_Information provided_
+-------+
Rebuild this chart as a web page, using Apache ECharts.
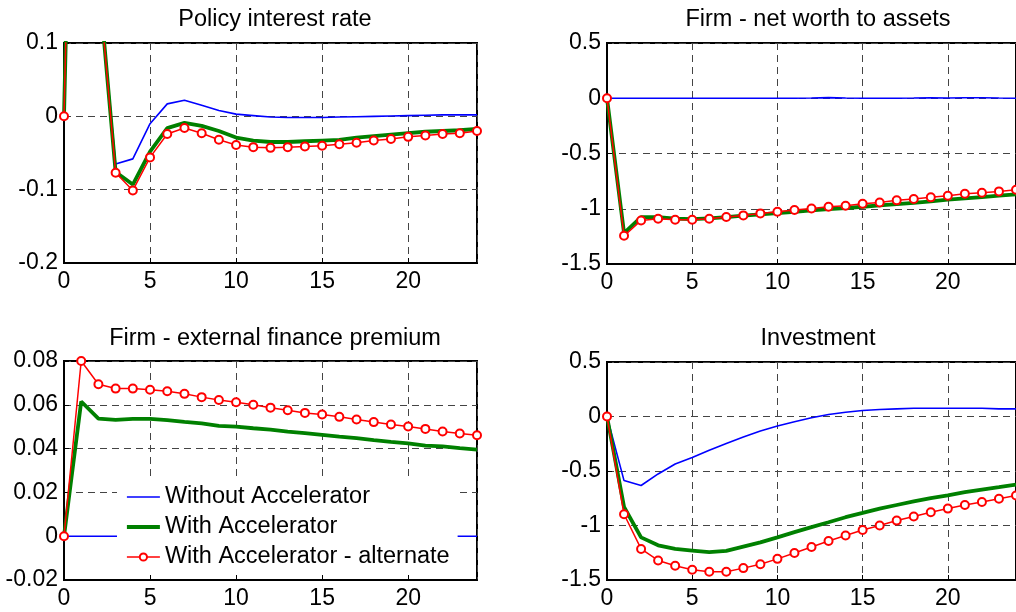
<!DOCTYPE html>
<html>
<head>
<meta charset="utf-8">
<script src="https://cdn.jsdelivr.net/npm/echarts@6/dist/echarts.min.js"></script>
<style>
  html, body { margin: 0; padding: 0; background: #fff; }
  #chart { width: 1016px; height: 612px; }
</style>
</head>
<body>
<div id="chart"></div>
<script>
// ---- data ----
const periods = [0,1,2,3,4,5,6,7,8,9,10,11,12,13,14,15,16,17,18,19,20,21,22,23,24];

const seriesNames = ['Without Accelerator', 'With Accelerator', 'With Accelerator - alternate'];
const panelTitles = ['Policy interest rate', 'Firm - net worth to assets', 'Firm - external finance premium', 'Investment'];

// Policy interest rate
const rateWithout = [0, 1.0, 0.19, -0.065, -0.058, -0.010, 0.017, 0.022, 0.015, 0.008, 0.003, 0.001, -0.001, -0.0015, -0.0015, -0.0015, -0.001, -0.0005, 0, 0.0005, 0.001, 0.0015, 0.002, 0.002, 0.002];
const rateWith = [0, 1.0, 0.19, -0.076, -0.093, -0.048, -0.016, -0.009, -0.013, -0.020, -0.029, -0.033, -0.035, -0.035, -0.034, -0.033, -0.032, -0.029, -0.027, -0.025, -0.023, -0.021, -0.020, -0.019, -0.017];
const rateAlt = [0, 1.0, 0.19, -0.077, -0.101, -0.056, -0.024, -0.016, -0.023, -0.032, -0.039, -0.042, -0.043, -0.042, -0.041, -0.040, -0.038, -0.036, -0.033, -0.031, -0.028, -0.026, -0.024, -0.023, -0.020];

// Firm - net worth to assets
const nwWithout = [0, 0, 0, 0, 0, 0, 0, 0, 0, 0, 0, 0, 0.002, 0.006, 0.002, 0, 0, 0, 0.002, 0.005, 0.002, 0.005, 0.005, 0.002, 0];
const nwWith = [0, -1.22, -1.075, -1.075, -1.09, -1.094, -1.088, -1.075, -1.063, -1.051, -1.039, -1.027, -1.015, -1.003, -0.994, -0.982, -0.970, -0.958, -0.946, -0.933, -0.918, -0.906, -0.894, -0.882, -0.870];
const nwAlt = [0, -1.245, -1.106, -1.09, -1.10, -1.10, -1.09, -1.075, -1.06, -1.042, -1.027, -1.012, -0.997, -0.982, -0.973, -0.955, -0.943, -0.924, -0.912, -0.897, -0.882, -0.864, -0.855, -0.843, -0.828];

// Firm - external finance premium
const efpWithout = [0, 0, 0, 0, 0, 0, 0, 0, 0, 0, 0, 0, 0, 0, 0, 0, 0, 0, 0, 0, 0, 0, 0, 0, 0];
const efpWith = [0, 0.0615, 0.0537, 0.0531, 0.0536, 0.0536, 0.0530, 0.0522, 0.0515, 0.0504, 0.0500, 0.0493, 0.0487, 0.0478, 0.0471, 0.0463, 0.0455, 0.0448, 0.0439, 0.0431, 0.0424, 0.0414, 0.0410, 0.0402, 0.0395];
const efpAlt = [0, 0.0800, 0.0694, 0.0674, 0.0674, 0.0669, 0.0662, 0.0650, 0.0635, 0.0622, 0.0612, 0.0600, 0.0587, 0.0575, 0.0563, 0.0556, 0.0545, 0.0533, 0.0521, 0.0510, 0.0501, 0.0490, 0.0478, 0.0469, 0.0461];

// Investment
const invWithout = [0, -0.588, -0.633, -0.527, -0.436, -0.376, -0.309, -0.248, -0.188, -0.133, -0.088, -0.048, -0.012, 0.018, 0.039, 0.055, 0.064, 0.070, 0.076, 0.076, 0.076, 0.076, 0.076, 0.070, 0.070];
const invWith = [0, -0.83, -1.109, -1.182, -1.215, -1.230, -1.245, -1.233, -1.194, -1.155, -1.109, -1.061, -1.015, -0.970, -0.924, -0.885, -0.845, -0.812, -0.779, -0.748, -0.724, -0.694, -0.670, -0.648, -0.624];
const invAlt = [0, -0.897, -1.215, -1.321, -1.370, -1.406, -1.424, -1.424, -1.391, -1.355, -1.306, -1.252, -1.197, -1.142, -1.091, -1.042, -1.000, -0.955, -0.918, -0.879, -0.845, -0.812, -0.785, -0.755, -0.724];

// axis ranges
const xRange = [0, 24, 5];
const yRanges = [[-0.2, 0.1, 0.1], [-1.5, 0.5, 0.5], [-0.02, 0.08, 0.02], [-1.5, 0.5, 0.5]];

const panelData = [
  [rateWithout, rateWith, rateAlt],
  [nwWithout, nwWith, nwAlt],
  [efpWithout, efpWith, efpAlt],
  [invWithout, invWith, invAlt]
];

// ---- layout ----
const FONT = 'Liberation Sans, Arial, Helvetica, sans-serif';
const grids = [
  { left: 64, top: 43, width: 413, height: 220 },
  { left: 607, top: 43, width: 412, height: 221 },
  { left: 64, top: 361, width: 413, height: 219 },
  { left: 607, top: 362, width: 412, height: 218 }
];
const titlePos = [
  { left: 270, top: 3 },
  { left: 813, top: 3 },
  { left: 270, top: 322 },
  { left: 813, top: 322 }
];

const gridLine = { show: true, lineStyle: { color: '#444', width: 1, type: [7, 5] } };

const xAxes = grids.map((g, i) => ({
  type: 'value', gridIndex: i, min: xRange[0], max: xRange[1], interval: xRange[2],
  axisLine: { show: true, onZero: false, lineStyle: { color: '#000', width: 2 } },
  axisTick: { show: true, inside: true, length: 5, lineStyle: { color: '#000', width: 1 } },
  axisLabel: { show: true, margin: 7, color: '#000', fontSize: 23, fontFamily: FONT, showMaxLabel: false },
  splitLine: gridLine
}));

const yAxes = grids.map((g, i) => ({
  type: 'value', gridIndex: i, min: yRanges[i][0], max: yRanges[i][1], interval: yRanges[i][2],
  axisLine: { show: true, onZero: false, lineStyle: { color: '#000', width: 2 } },
  axisTick: { show: true, inside: true, length: 5, lineStyle: { color: '#000', width: 1 } },
  axisLabel: { show: true, margin: 6, color: '#000', fontSize: 23, fontFamily: FONT },
  splitLine: gridLine
}));

const styles = [
  { color: '#0000ff', width: 1.6, symbol: 'none' },
  { color: '#008000', width: 3.8, symbol: 'none' },
  { color: '#ff0000', width: 1.5, symbol: 'emptyCircle' }
];

const series = [];
panelData.forEach((sets, p) => {
  sets.forEach((vals, k) => {
    const st = styles[k];
    series.push({
      name: seriesNames[k],
      type: 'line',
      xAxisIndex: p, yAxisIndex: p,
      data: periods.map((x, j) => [x, vals[j]]),
      symbol: st.symbol,
      symbolSize: 8,
      showSymbol: st.symbol !== 'none',
      clip: true,
      lineStyle: { color: st.color, width: st.width },
      itemStyle: { color: st.color, borderColor: st.color, borderWidth: 1.5 },
      z: 2 + k,
      emphasis: { disabled: true },
      silent: true
    });
  });
});

const hidden = 'rgba(0,0,0,0)';
const option = {
  animation: false,
  backgroundColor: '#fff',
  title: panelTitles.map((t, i) => ({
    text: t, left: titlePos[i].left, top: titlePos[i].top, textAlign: 'center',
    textStyle: { fontSize: 23.5, fontWeight: 'normal', color: '#000', fontFamily: FONT }
  })),
  grid: grids.map(g => Object.assign({ show: true, borderColor: '#000', borderWidth: 2, backgroundColor: 'transparent' }, g)),
  xAxis: xAxes,
  yAxis: yAxes,
  legend: {
    orient: 'vertical',
    left: 117, top: 479,
    padding: [6, 8, 6, 8],
    itemGap: 6,
    itemWidth: 33, itemHeight: 9,
    backgroundColor: '#fff',
    borderWidth: 0,
    data: [
      { name: seriesNames[0], itemStyle: { color: hidden, borderColor: hidden }, lineStyle: { width: 1.6 } },
      { name: seriesNames[1], itemStyle: { color: hidden, borderColor: hidden }, lineStyle: { width: 3.8 } },
      { name: seriesNames[2], lineStyle: { width: 1.5 } }
    ],
    textStyle: { fontSize: 23.5, color: '#000', fontFamily: FONT, lineHeight: 22 },
    z: 10
  },
  series: series
};

const chart = echarts.init(document.getElementById('chart'), null, { renderer: 'canvas' });
chart.setOption(option);
</script>
</body>
</html>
+-------+
_Exercise requirements_
From the first line above to the line containing "const panelTitles = ['Policy", repeat each line exactly. Pictures stay out.

_Written response_
Rebuild this chart as a web page, using Apache ECharts.
<!DOCTYPE html>
<html>
<head>
<meta charset="utf-8">
<script src="https://cdn.jsdelivr.net/npm/echarts@6/dist/echarts.min.js"></script>
<style>
  html, body { margin: 0; padding: 0; background: #fff; }
  #chart { width: 1016px; height: 612px; }
</style>
</head>
<body>
<div id="chart"></div>
<script>
// ---- data ----
const periods = [0,1,2,3,4,5,6,7,8,9,10,11,12,13,14,15,16,17,18,19,20,21,22,23,24];

const seriesNames = ['Without Accelerator', 'With Accelerator', 'With Accelerator - alternate'];
const panelTitles = ['Policy interest rate', 'Firm - net worth to assets', 'Firm - external finance premium', 'Investment'];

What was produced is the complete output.